Home Read Classic Album Review: Marianne Faithfull | Vagabond Ways

Classic Album Review: Marianne Faithfull | Vagabond Ways

This came out in 2000 — or at least that’s when I got it. Here’s what I said about it back then (with some minor editing):

 


Let’s face facts: When you hear the name Marianne Faithfull, you probably think of three songs: 1) As Tears Go By; 2) Sister Morphine; 3) Broken English.

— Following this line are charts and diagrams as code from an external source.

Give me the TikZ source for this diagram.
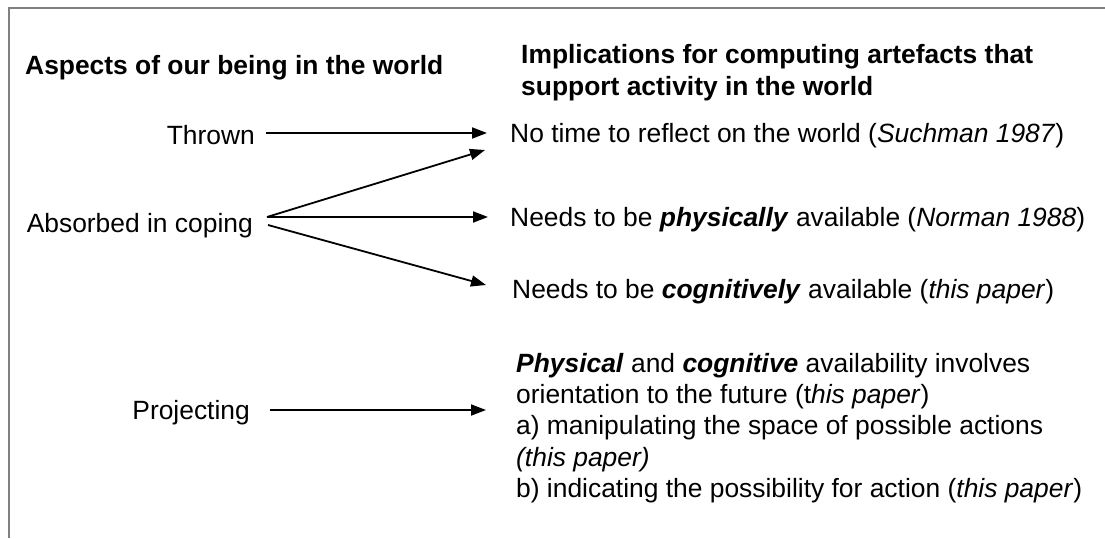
\documentclass[tikz,border=0pt]{standalone}
\usepackage{fontspec}
\setmainfont{Liberation Sans}
\usetikzlibrary{arrows.meta}

\begin{document}
\begin{tikzpicture}[x=1pt,y=-1pt,
	txt/.style={inner sep=0pt,font=\fontsize{26.4}{31.3}\selectfont},
	head/.style={inner sep=0pt,font=\fontsize{26.4}{32}\selectfont\bfseries},
	arr/.style={line width=1.8pt,-{Triangle[length=15pt,width=11pt]}}]
\useasboundingbox (0,0) rectangle (1105,538);
\draw[line width=2.5pt,draw=gray] (9,538) -- (9,8) -- (1105,8);

% column headings
\node[head,anchor=base west] (aspects) at (25,74) {Aspects of our being in the world};
\node[head,anchor=north west,align=left] (implications) at (521,44) {Implications for computing artefacts that\\support activity in the world};

% left column
\node[txt,anchor=base east] (thrown) at (255,144) {Thrown};
\node[txt,anchor=base east] (absorbed) at (253,232) {Absorbed in coping};
\node[txt,anchor=base east] (projecting) at (250,419) {Projecting};

% right column
\node[txt,anchor=base west] (notime) at (510,142) {No time to reflect on the world (\textit{Suchman 1987})};
\node[txt,anchor=base west] (physically) at (510,226) {Needs to be \textbf{\textit{physically}} available (\textit{Norman 1988})};
\node[txt,anchor=base west] (cognitively) at (512,298) {Needs to be \textbf{\textit{cognitively}} available (\textit{this paper})};
\node[txt,anchor=north west,align=left] (future) at (516,353) {\textbf{\textit{Physical}} and \textbf{\textit{cognitive}} availability involves\\orientation to the future (t\textit{his paper})\\a) manipulating the space of possible actions\\\textit{(this paper)}\\b) indicating the possibility for action (\textit{this paper})};

\draw[arr] ([xshift=11pt,yshift=11pt]thrown.base east) -- ([xshift=-23pt,yshift=9pt]notime.base west);
\draw[arr] ([xshift=14pt,yshift=15pt]absorbed.base east) -- ([xshift=-25pt,yshift=-8pt]notime.base west);
\draw[arr] ([xshift=14pt,yshift=15pt]absorbed.base east) -- ([xshift=-22pt,yshift=9pt]physically.base west);
\draw[arr] ([xshift=15pt,yshift=7pt]absorbed.base east) -- ([xshift=-26pt,yshift=13pt]cognitively.base west);
\draw[arr] ([xshift=20pt,yshift=9pt]projecting.base east) -- ([xshift=-30pt,yshift=-57pt]future.north west);
\end{tikzpicture}
\end{document}
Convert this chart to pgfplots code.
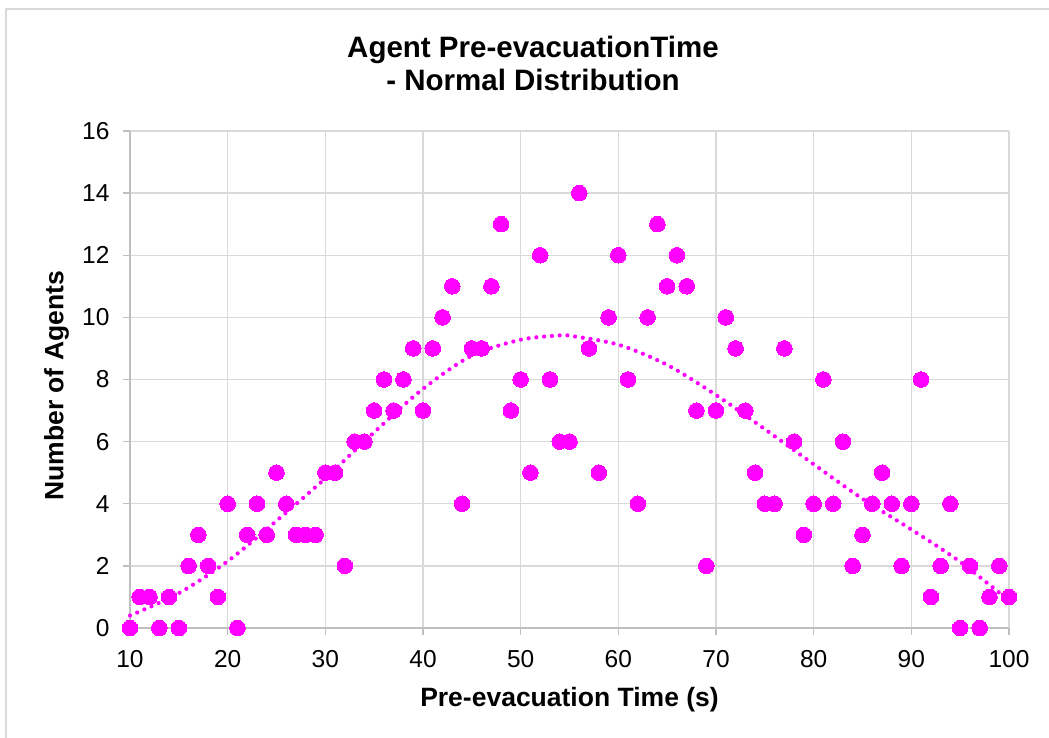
\documentclass[border=0pt]{standalone}
\usepackage{pgfplots}
\pgfplotsset{compat=1.18}
\usepackage{fontspec}
\setmainfont{Liberation Sans}
\definecolor{mag}{HTML}{FF00FF}
\definecolor{gridc}{HTML}{D9D9D9}
\definecolor{axl}{HTML}{BFBFBF}

\pgfplotstableread{
x y
10 0
11 1
12 1
13 0
14 1
15 0
16 2
17 3
18 2
19 1
20 4
21 0
22 3
23 4
24 3
25 5
26 4
27 3
28 3
29 3
30 5
31 5
32 2
33 6
34 6
35 7
36 8
37 7
38 8
39 9
40 7
41 9
42 10
43 11
44 4
45 9
46 9
47 11
48 13
49 7
50 8
51 5
52 12
53 8
54 6
55 6
56 14
57 9
58 5
59 10
60 12
61 8
62 4
63 10
64 13
65 11
66 12
67 11
68 7
69 2
70 7
71 10
72 9
73 7
74 5
75 4
76 4
77 9
78 6
79 3
80 4
81 8
82 4
83 6
84 2
85 3
86 4
87 5
88 4
89 2
90 4
91 8
92 1
93 2
94 4
95 0
96 2
97 0
98 1
99 2
100 1
}\agents

\pgfplotstableread{
x y
10 0.40
15 1.12
20 2.15
25 3.45
30 4.82
35 6.30
40 7.70
45 8.77
50 9.28
54 9.42
55 9.41
60 9.12
65 8.47
70 7.50
75 6.40
80 5.27
85 4.16
90 3.17
95 2.13
100 0.88
}\trend

\begin{document}
\begin{tikzpicture}[x=1bp,y=1bp]
\useasboundingbox (0,0) rectangle (1049,738);
\draw[gridc, line width=2bp] (5.5,0) -- (5.5,728.5) -- (1049,728.5);
\begin{axis}[
  at={(130bp,110bp)}, anchor=south west,
  scale only axis, width=879bp, height=497bp,
  xmin=10, xmax=100, ymin=0, ymax=16,
  xtick={10,20,...,100}, ytick={0,2,...,16},
  axis x line*=bottom, axis y line*=left,
  grid=major, major grid style={gridc, line width=1.3bp},
  axis line style={axl, line width=1.5bp},
  tick style={axl, line width=1.3bp},
  tick align=outside, major tick length=7bp,
  /pgf/number format/assume math mode=true,
  ticklabel style={font=\fontsize{24.5bp}{28bp}\selectfont, black},
  xticklabel style={yshift=-12bp},
  yticklabel style={xshift=-10bp},
  label style={font=\bfseries\fontsize{26.5bp}{30bp}\selectfont},
  xlabel={Pre-evacuation Time (s)},
  ylabel={Number of Agents},
  xlabel style={at={(axis description cs:0.5,-0.157)}, anchor=base},
  ylabel style={at={(axis description cs:-0.0759,0.487)}, anchor=base, rotate=0},
  title={Agent Pre-evacuationTime\\- Normal Distribution},
  title style={font=\bfseries\fontsize{29.5bp}{33bp}\selectfont, align=center,
    at={(axis description cs:0.4585,1.1248)}, anchor=center},
  clip=false,
]
\addplot[mag, only marks, mark=*, mark size=7.8bp, mark options={draw=mag, fill=mag, line width=0pt}] table[x=x,y=y] {\agents};
\addplot[mag, smooth, line width=4.2bp, line cap=round, dash pattern=on 0bp off 7.8bp] table[x=x,y=y] {\trend};
\end{axis}
\end{tikzpicture}
\end{document}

Well, more than two decades after her last hit (single, that is) and even longer since she was best-known as a rug-clad paramour of Mick Jagger, Faithfull has finally issued an album that just might add a few more tunes to that list. Returning to a contemporary musical ouevre again for the first time in over a decade (her last few discs have been tributes to Kurt Weill or collaborations with Angelo Badalamenti), Faithfull wraps her unmistakably world-weary, whiskey-and-cigarettes rasp around a half-score of sparsely elegant, bleakly haunted heartbreakers fit for Marlene Dietrich, beginning with the confessional pathos of the title track and a wrist-slashingly sumptuous Roger Waters tune (Incarceration Of A Flower Child), and slowly building to a smoky, Latin-tinged take on Leonard Cohen’s Tower Of Song. “Do you remember me? … I coulda been a contender,” Faithfull wistfully understates on the lushly sparse File it Under Fun From the Past. With Vagabond Ways, it’s clear she’s still capable of delivering a knockout.